Many of the poems do this, in a way that is almost Haiku-like. The words sweep briefly across the page, painting a visual scene lightly, but opening a much broader scope of meaning, as in “Prime” which fills the page with white space. The nineteen words which make up the poem are simple ones, reducing the language of politics and complexity to the relationship that occurs between two people: “but you will only ever have yourself/and one/other.” (64) Calling to mind the theme conveyed by the book’s title, the poem moves continuously back and forth between simplicity and complexity as the poems structure moves the readers eye across the page. This kind of tightrope balancing is something walker does well, on both a visual and an intellectual level. In the next poem, “love at the physio”, there is a mundane heaviness in the subject’s “fat ankles” and “fat bum”. But the love of the title is no less attractive for its realism, with its jokes and gentle sacrifice. The poem is beautiful in its maturity, but also subtly critical of the unrealistic “diamond ad” with its “pert breasts” and “corrugated abs” suggested in the first stanza. Of course there is also some humour, black and resigned perhaps, but funny nonetheless, at the contrast. This humour is always present in Walker’s work. At times it’s more obvious, as in “Rock paper scissors” which follows the children’s game through time’s arrow, divorce, and the long term impact of poetry. Or there is “Al Zheimer”, “a thief/each time more brazen”. The poem is set up as a puzzle, but ends with a chilling warning in its personification.

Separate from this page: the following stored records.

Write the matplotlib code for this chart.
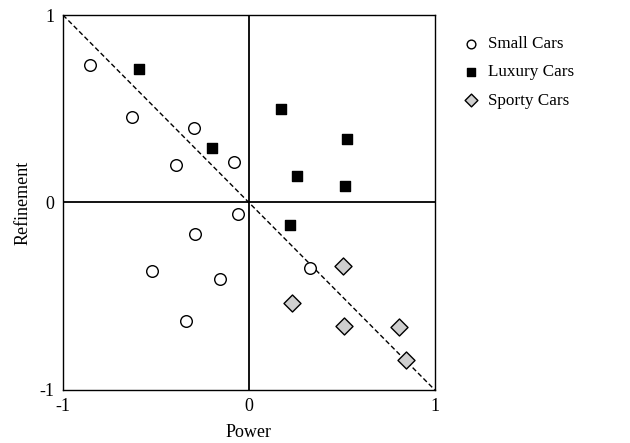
import matplotlib.pyplot as plt

# Perceptual map data
small_x = [-0.855, -0.63, -0.296, -0.39, -0.08, -0.06, -0.29, -0.52, -0.156, -0.34, 0.33]
small_y = [0.733, 0.455, 0.396, 0.198, 0.214, -0.06, -0.166, -0.364, -0.406, -0.63, -0.35]
luxury_x = [-0.59, -0.2, 0.172, 0.53, 0.26, 0.52, 0.22]
luxury_y = [0.71, 0.29, 0.497, 0.34, 0.14, 0.09, -0.12]
sporty_x = [0.505, 0.23, 0.51, 0.81, 0.844]
sporty_y = [-0.337, -0.535, -0.66, -0.663, -0.84]
ticks = [-1, 0, 1]
tick_labels = ["-1", "0", "1"]

plt.rcParams["font.family"] = ["Liberation Serif", "DejaVu Serif"]

fig = plt.figure(figsize=(6.30, 4.43), dpi=100)
ax = fig.add_axes([0.1, 0.12, 0.59, 0.846])

ax.axhline(0, color="black", lw=1.3, zorder=1)
ax.axvline(0, color="black", lw=1.3, zorder=1)
ax.plot([-1, 1], [1, -1], color="black", lw=1, linestyle=(0, (3.5, 2)), zorder=1)

ax.scatter(small_x, small_y, s=70, marker="o", facecolor="white", edgecolor="black",
           linewidths=1, label="Small Cars", zorder=3)
ax.scatter(luxury_x, luxury_y, s=55, marker="s", facecolor="black", edgecolor="black",
           linewidths=1, label="Luxury Cars", zorder=3)
ax.scatter(sporty_x, sporty_y, s=75, marker="D", facecolor="#cfcfcf", edgecolor="black",
           linewidths=1, label="Sporty Cars", zorder=3)

ax.set_xlim(-1, 1)
ax.set_ylim(-1, 1)
ax.set_xticks(ticks)
ax.set_xticklabels(tick_labels)
ax.set_yticks(ticks)
ax.set_yticklabels(tick_labels)
ax.tick_params(length=0, labelsize=13, pad=6)
for sp in ax.spines.values():
    sp.set_linewidth(1.0)

ax.set_xlabel("Power", fontsize=13, labelpad=6)
ax.set_ylabel("Refinement", fontsize=13, labelpad=6)

ax.legend(loc="upper left", bbox_to_anchor=(1.03, 0.985), frameon=False, fontsize=12.3,
          handletextpad=0.35, labelspacing=0.72, handlelength=1.2, markerscale=0.75)

fig.savefig("out.png", dpi=100)
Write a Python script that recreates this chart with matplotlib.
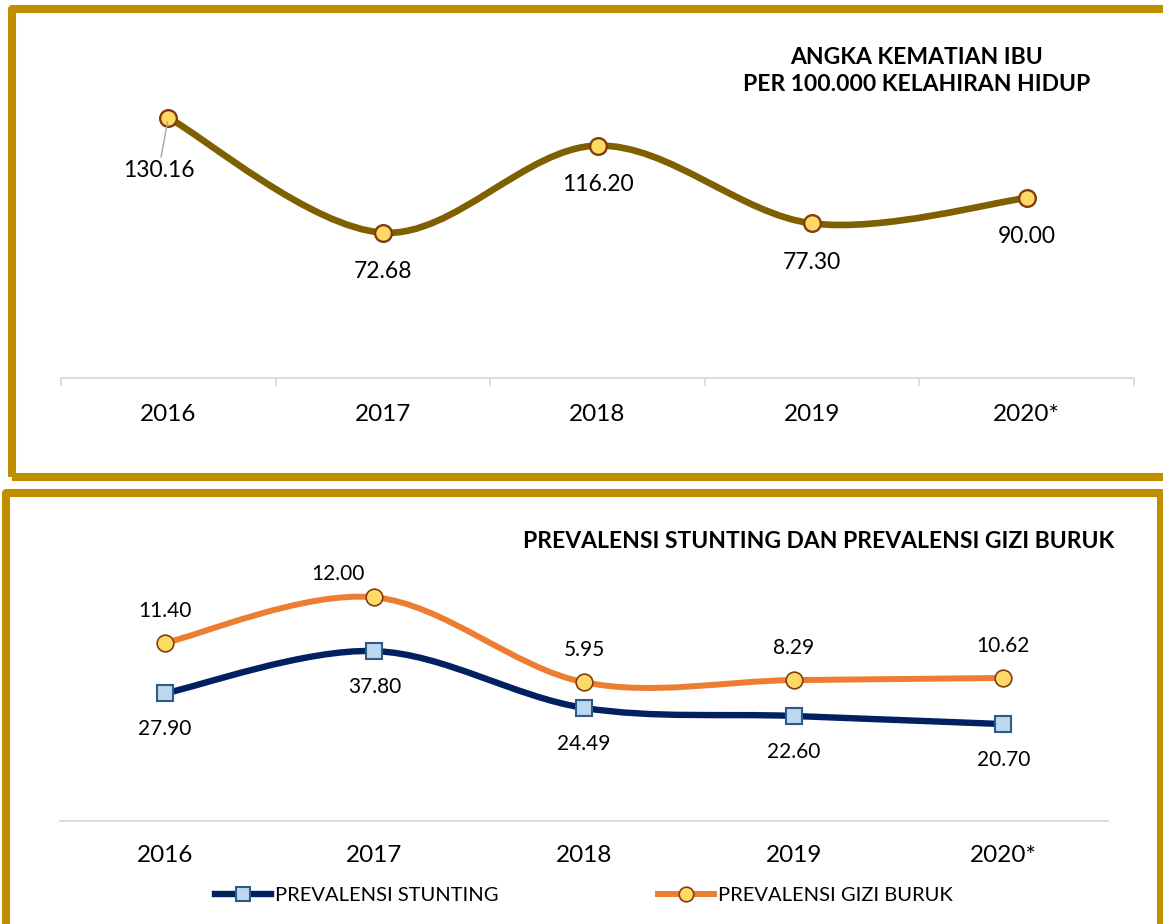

micromacro is an easy to read collection which presents a light, gently spaced series of poems that appear simple as they cover the Australian terrain and glide over current affairs. Look closely however and the poetry is sharper, more intense and deeper – using cutting humour and painful structures to illuminate, radiate and open the mind to other people’s pain, to the pain we cause ourselves, or to the “rosetta stone” beneath our feet.